For this reason, we refer to this result as the Illusion of Observational Learning Theorem. If one is entirely uncertain about the biases of observational research, the accumulation of observational findings sheds no light on the causal parameter of interest. Moreover, for a given finite value of σ2B there comes a point at which observational data cease to be informative and where further advances to knowledge can come only from experimental findings. The illusion of observational learning is typically masked by the way in which researchers conventionally report their nonexperimental statistical results. The standard errors associated with regression estimates, for example, are calculated based on the unstated but often implausible assumption that the bias associated with a given estimator is known with perfect certainty before the estimates are generated. These standard errors would look much larger were they to take into account the value of σ2B.

The only way to extract additional information from observational research is to obtain extrinsic information about its bias. By extrinsic information, we mean information derived from inspection of the observational procedures, such as the measurement techniques, statistical methodology, and the like. Extrinsic information does not include the results of the observational studies and comparisons to experimental results. If all one knows about the bias is that experimental studies produced an estimate of 10 while observational studies produced an estimate of 5, one’s posterior estimate of the mean will not be influenced at all by the observational results.
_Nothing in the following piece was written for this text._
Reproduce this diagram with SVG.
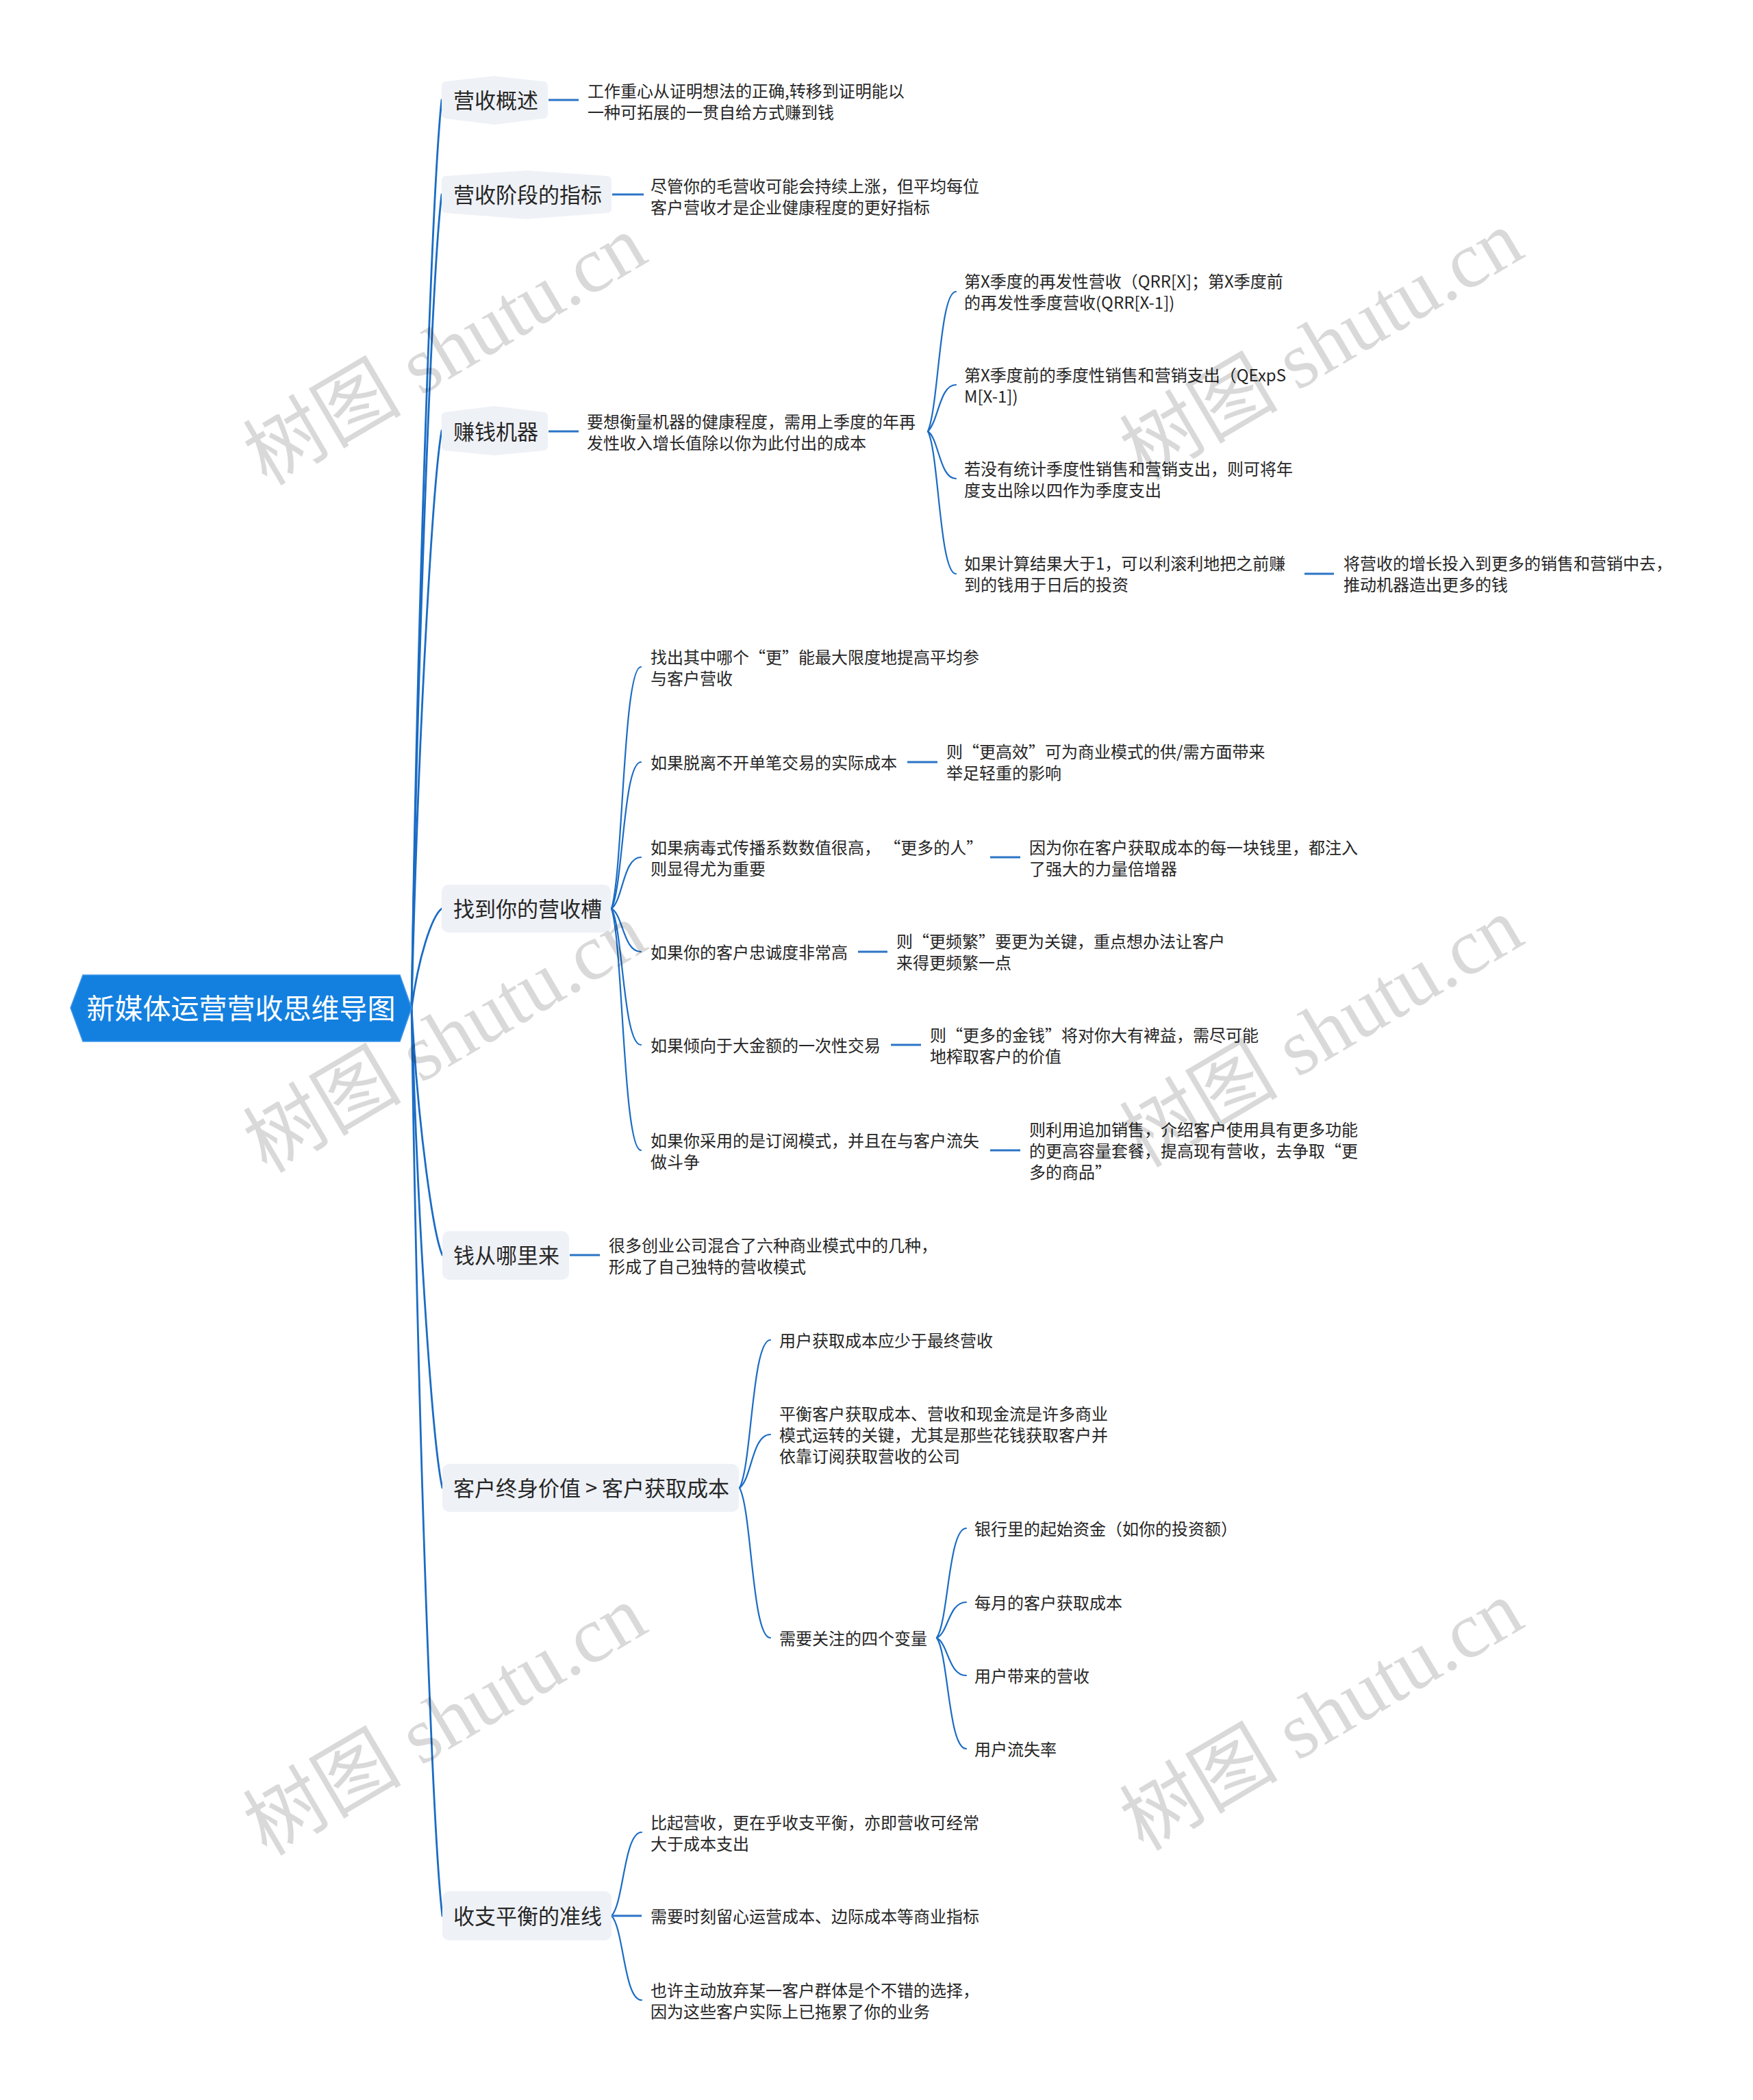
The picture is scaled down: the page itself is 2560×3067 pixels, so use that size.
<svg xmlns="http://www.w3.org/2000/svg" width="2560" height="3067" viewBox="0 0 2560 3067">
<style>
text{font-family:"Noto Sans CJK SC","Noto Sans",sans-serif;dominant-baseline:central;}
.root{font-size:41px;fill:#ffffff;text-anchor:middle;transform:translateY(-2px);}
.l1{font-size:31px;fill:#262626;transform:translateY(-2px);}
.t{font-size:24px;fill:#262626;transform:translateY(-1px);}
.n1{fill:#eef1f6;stroke:#eef1f6;stroke-width:12;stroke-linejoin:round;}
.n1r{fill:#eef1f6;}
.c{fill:none;stroke:#1b6cc4;stroke-width:2.2;stroke-linecap:round;}
.cr{fill:none;stroke:#1b6cc4;stroke-width:2.8;stroke-linecap:round;}
.h{fill:none;stroke:#2b74c6;stroke-width:3;}
.wm{font-family:"Liberation Serif","Noto Sans CJK SC",serif;font-size:116px;fill:#000;fill-opacity:0.15;text-anchor:middle;dominant-baseline:central;}
</style>
<rect x="0" y="0" width="2560" height="3067" fill="#ffffff"/>

<g id="connectors">
  <path class="cr" d="M601 1472 C611 809 633 252 645 146"/>
  <path class="cr" d="M601 1472 C611 878 633 379 645 284"/>
  <path class="cr" d="M601 1472 C611 1050 633 696 645 629"/>
  <path class="cr" d="M601 1472 C611 1399 630 1339 645 1327"/>
  <path class="cr" d="M601 1472 C611 1652 633 1804 646 1833"/>
  <path class="cr" d="M601 1472 C611 1822 633 2117 646 2173"/>
  <path class="cr" d="M601 1472 C611 2135 633 2692 646 2798"/>
  <line class="h" x1="801" y1="146" x2="845" y2="146"/>
  <line class="h" x1="894" y1="284" x2="940" y2="284"/>
  <line class="h" x1="801" y1="630" x2="845" y2="630"/>
  <line class="h" x1="832" y1="1833" x2="876" y2="1833"/>
  <line class="h" x1="1905" y1="838" x2="1948" y2="838"/>
  <line class="h" x1="1325" y1="1113" x2="1369" y2="1113"/>
  <line class="h" x1="1446" y1="1252" x2="1490" y2="1252"/>
  <line class="h" x1="1253" y1="1390" x2="1296" y2="1390"/>
  <line class="h" x1="1301" y1="1526" x2="1345" y2="1526"/>
  <line class="h" x1="1446" y1="1680" x2="1490" y2="1680"/>
  <path class="c" d="M1355 630 C1371 593 1372 426 1396 426"/>
  <path class="c" d="M1355 630 C1371 614 1372 562 1396 562"/>
  <path class="c" d="M1355 630 C1371 640 1372 699 1396 699"/>
  <path class="c" d="M1355 630 C1371 660 1372 838 1396 838"/>
  <path class="c" d="M893 1327 C910 1272 910 974 936 974"/>
  <path class="c" d="M893 1327 C910 1295 910 1113 936 1113"/>
  <path class="c" d="M893 1327 C910 1314 910 1252 936 1252"/>
  <path class="c" d="M893 1327 C910 1336 910 1390 936 1390"/>
  <path class="c" d="M893 1327 C910 1357 910 1526 936 1526"/>
  <path class="c" d="M893 1327 C910 1380 910 1680 936 1680"/>
  <path class="c" d="M1080 2173 C1098 2140 1098 1957 1125 1957"/>
  <path class="c" d="M1080 2173 C1098 2160 1098 2095 1125 2095"/>
  <path class="c" d="M1080 2173 C1098 2206 1098 2392 1125 2392"/>
  <path class="c" d="M1368 2392 C1385 2368 1385 2232 1411 2232"/>
  <path class="c" d="M1368 2392 C1385 2385 1385 2340 1411 2340"/>
  <path class="c" d="M1368 2392 C1385 2401 1385 2447 1411 2447"/>
  <path class="c" d="M1368 2392 C1385 2416 1385 2554 1411 2554"/>
  <path class="c" d="M893 2798 C911 2780 911 2676 937 2676"/>
  <line class="h" x1="895" y1="2798" x2="937" y2="2798"/>
  <path class="c" d="M893 2798 C911 2816 911 2921 937 2921"/>
</g>

<g id="root">
  <polygon points="103,1472 121,1424 584,1424 601,1472 584,1521 121,1521" fill="#1380e0" stroke="#3d95e8" stroke-width="1.5"/>
  <text class="root" x="352" y="1472">新媒体运营营收思维导图</text>
</g>

<g id="n-yingshougaishu">
  <polygon class="n1" points="651,125 722,117 794,125 794,167 722,176 651,167"/>
  <text class="l1" x="662" y="146">营收概述</text>
</g>
<g id="n-yingshougaishu-1">
  <text class="t"><tspan x="858" y="132">工作重心从证明想法的正确,转移到证明能以</tspan><tspan x="858" y="163">一种可拓展的一贯自给方式赚到钱</tspan></text>
</g>

<g id="n-zhibiao">
  <polygon class="n1" points="651,263 769,255 887,263 887,305 769,314 651,305"/>
  <text class="l1" x="662" y="284">营收阶段的指标</text>
</g>
<g id="n-zhibiao-1">
  <text class="t"><tspan x="950" y="271">尽管你的毛营收可能会持续上涨，但平均每位</tspan><tspan x="950" y="302">客户营收才是企业健康程度的更好指标</tspan></text>
</g>

<g id="n-zhuanqian">
  <polygon class="n1" points="651,608 722,599 794,608 794,652 722,659 651,652"/>
  <text class="l1" x="662" y="630">赚钱机器</text>
</g>
<g id="n-zhuanqian-1">
  <text class="t"><tspan x="857" y="615">要想衡量机器的健康程度，需用上季度的年再</tspan><tspan x="857" y="646">发性收入增长值除以你为此付出的成本</tspan></text>
</g>
<g id="n-zhuanqian-1-1">
  <text class="t"><tspan x="1408" y="410">第X季度的再发性营收（QRR[X]；第X季度前</tspan><tspan x="1408" y="441">的再发性季度营收(QRR[X-1])</tspan></text>
</g>
<g id="n-zhuanqian-1-2">
  <text class="t"><tspan x="1408" y="547">第X季度前的季度性销售和营销支出（QExpS</tspan><tspan x="1408" y="578">M[X-1])</tspan></text>
</g>
<g id="n-zhuanqian-1-3">
  <text class="t"><tspan x="1408" y="684">若没有统计季度性销售和营销支出，则可将年</tspan><tspan x="1408" y="715">度支出除以四作为季度支出</tspan></text>
</g>
<g id="n-zhuanqian-1-4">
  <text class="t"><tspan x="1408" y="822">如果计算结果大于1，可以利滚利地把之前赚</tspan><tspan x="1408" y="853">到的钱用于日后的投资</tspan></text>
</g>
<g id="n-zhuanqian-1-4-1">
  <text class="t"><tspan x="1962" y="822">将营收的增长投入到更多的销售和营销中去，</tspan><tspan x="1962" y="853">推动机器造出更多的钱</tspan></text>
</g>

<g id="n-yingshoucao">
  <rect class="n1r" x="645" y="1292" width="247" height="70" rx="10"/>
  <text class="l1" x="662" y="1327">找到你的营收槽</text>
</g>
<g id="n-cao-1">
  <text class="t"><tspan x="950" y="959">找出其中哪个“更”能最大限度地提高平均参</tspan><tspan x="950" y="990">与客户营收</tspan></text>
</g>
<g id="n-cao-2">
  <text class="t" x="950" y="1113">如果脱离不开单笔交易的实际成本</text>
</g>
<g id="n-cao-2-1">
  <text class="t"><tspan x="1382" y="1097">则“更高效”可为商业模式的供/需方面带来</tspan><tspan x="1382" y="1128">举足轻重的影响</tspan></text>
</g>
<g id="n-cao-3">
  <text class="t"><tspan x="950" y="1237">如果病毒式传播系数数值很高， “更多的人”</tspan><tspan x="950" y="1268">则显得尤为重要</tspan></text>
</g>
<g id="n-cao-3-1">
  <text class="t"><tspan x="1503" y="1237">因为你在客户获取成本的每一块钱里，都注入</tspan><tspan x="1503" y="1268">了强大的力量倍增器</tspan></text>
</g>
<g id="n-cao-4">
  <text class="t" x="950" y="1390">如果你的客户忠诚度非常高</text>
</g>
<g id="n-cao-4-1">
  <text class="t"><tspan x="1309" y="1374">则“更频繁”要更为关键，重点想办法让客户</tspan><tspan x="1309" y="1405">来得更频繁一点</tspan></text>
</g>
<g id="n-cao-5">
  <text class="t" x="950" y="1526">如果倾向于大金额的一次性交易</text>
</g>
<g id="n-cao-5-1">
  <text class="t"><tspan x="1358" y="1511">则“更多的金钱”将对你大有裨益，需尽可能</tspan><tspan x="1358" y="1542">地榨取客户的价值</tspan></text>
</g>
<g id="n-cao-6">
  <text class="t"><tspan x="950" y="1665">如果你采用的是订阅模式，并且在与客户流失</tspan><tspan x="950" y="1696">做斗争</tspan></text>
</g>
<g id="n-cao-6-1">
  <text class="t"><tspan x="1503" y="1649">则利用追加销售，介绍客户使用具有更多功能</tspan><tspan x="1503" y="1680">的更高容量套餐，提高现有营收，去争取“更</tspan><tspan x="1503" y="1711">多的商品”</tspan></text>
</g>

<g id="n-qiancong">
  <rect class="n1r" x="646" y="1798" width="185" height="71" rx="10"/>
  <text class="l1" x="662" y="1833">钱从哪里来</text>
</g>
<g id="n-qiancong-1">
  <text class="t"><tspan x="889" y="1818">很多创业公司混合了六种商业模式中的几种，</tspan><tspan x="889" y="1849">形成了自己独特的营收模式</tspan></text>
</g>

<g id="n-ltv">
  <rect class="n1r" x="646" y="2138" width="433" height="70" rx="10"/>
  <text class="l1" x="662" y="2173">客户终身价值 &gt; 客户获取成本</text>
</g>
<g id="n-ltv-1">
  <text class="t" x="1138" y="1957">用户获取成本应少于最终营收</text>
</g>
<g id="n-ltv-2">
  <text class="t"><tspan x="1138" y="2064">平衡客户获取成本、营收和现金流是许多商业</tspan><tspan x="1138" y="2095">模式运转的关键，尤其是那些花钱获取客户并</tspan><tspan x="1138" y="2126">依靠订阅获取营收的公司</tspan></text>
</g>
<g id="n-ltv-3">
  <text class="t" x="1138" y="2392">需要关注的四个变量</text>
</g>
<g id="n-ltv-3-1"><text class="t" x="1423" y="2232">银行里的起始资金（如你的投资额）</text></g>
<g id="n-ltv-3-2"><text class="t" x="1423" y="2340">每月的客户获取成本</text></g>
<g id="n-ltv-3-3"><text class="t" x="1423" y="2447">用户带来的营收</text></g>
<g id="n-ltv-3-4"><text class="t" x="1423" y="2554">用户流失率</text></g>

<g id="n-shouzhi">
  <rect class="n1r" x="646" y="2762" width="247" height="72" rx="10"/>
  <text class="l1" x="662" y="2798">收支平衡的准线</text>
</g>
<g id="n-shouzhi-1">
  <text class="t"><tspan x="950" y="2661">比起营收，更在乎收支平衡，亦即营收可经常</tspan><tspan x="950" y="2692">大于成本支出</tspan></text>
</g>
<g id="n-shouzhi-2">
  <text class="t" x="950" y="2798">需要时刻留心运营成本、边际成本等商业指标</text>
</g>
<g id="n-shouzhi-3">
  <text class="t"><tspan x="950" y="2906">也许主动放弃某一客户群体是个不错的选择，</tspan><tspan x="950" y="2937">因为这些客户实际上已拖累了你的业务</tspan></text>
</g>

<g id="watermarks">
  <text class="wm" transform="translate(650 512) rotate(-30.5)">树图 shutu.cn</text>
  <text class="wm" transform="translate(1930 505) rotate(-30.5)">树图 shutu.cn</text>
  <text class="wm" transform="translate(650 1516) rotate(-30.5)">树图 shutu.cn</text>
  <text class="wm" transform="translate(1930 1508) rotate(-30.5)">树图 shutu.cn</text>
  <text class="wm" transform="translate(650 2513) rotate(-30.5)">树图 shutu.cn</text>
  <text class="wm" transform="translate(1930 2506) rotate(-30.5)">树图 shutu.cn</text>
</g>
</svg>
To visualize the irrelevance of observational data with unknown biases, consider a hypothetical regression model of the form

Y = a + bX + U,

where Y is the observed treatment effect across a range of studies, X is a dummy variable scored 0 if the study is experimental and 1 if it is observational, and U is an unobserved disturbance term. Suppose that we have noninformative priors about a and b. The regression estimate of a provides an unbiased estimate of the true treatment effect. Similarly, the regression estimate of b provides an unbiased estimate of the observational bias. Regression of course generates the same estimates of a and b regardless of the order in which we observe the data points. Moreover, the estimate of a is unaffected by the presence of observational studies in our dataset. This regression model produces the same estimate of a as a model that discards the observational studies and simply estimates

Y = a + U.

This point warrants special emphasis, since it might appear that one could augment the value of observational research by running an observational pilot study, assessing its biases by comparison to an experimental pilot study, and then using the new, more precise posterior of σ2B as a prior for purposes of subsequent empirical inquiry. The flaw in this sequential approach is that conditional on seeing the initial round of experimental and observational results, the distributions of M and B become negatively correlated. To update one’s priors recursively requires a different set of formulas from the ones presented above. After all is said and done, however, a recursive approach will lead to exactly the same set of posteriors. As demonstrated in the Appendix, the formulas above describe how priors over M and B change in light of all of the evidence that subsequently emerges, regardless of the sequence in which these studies become known to us.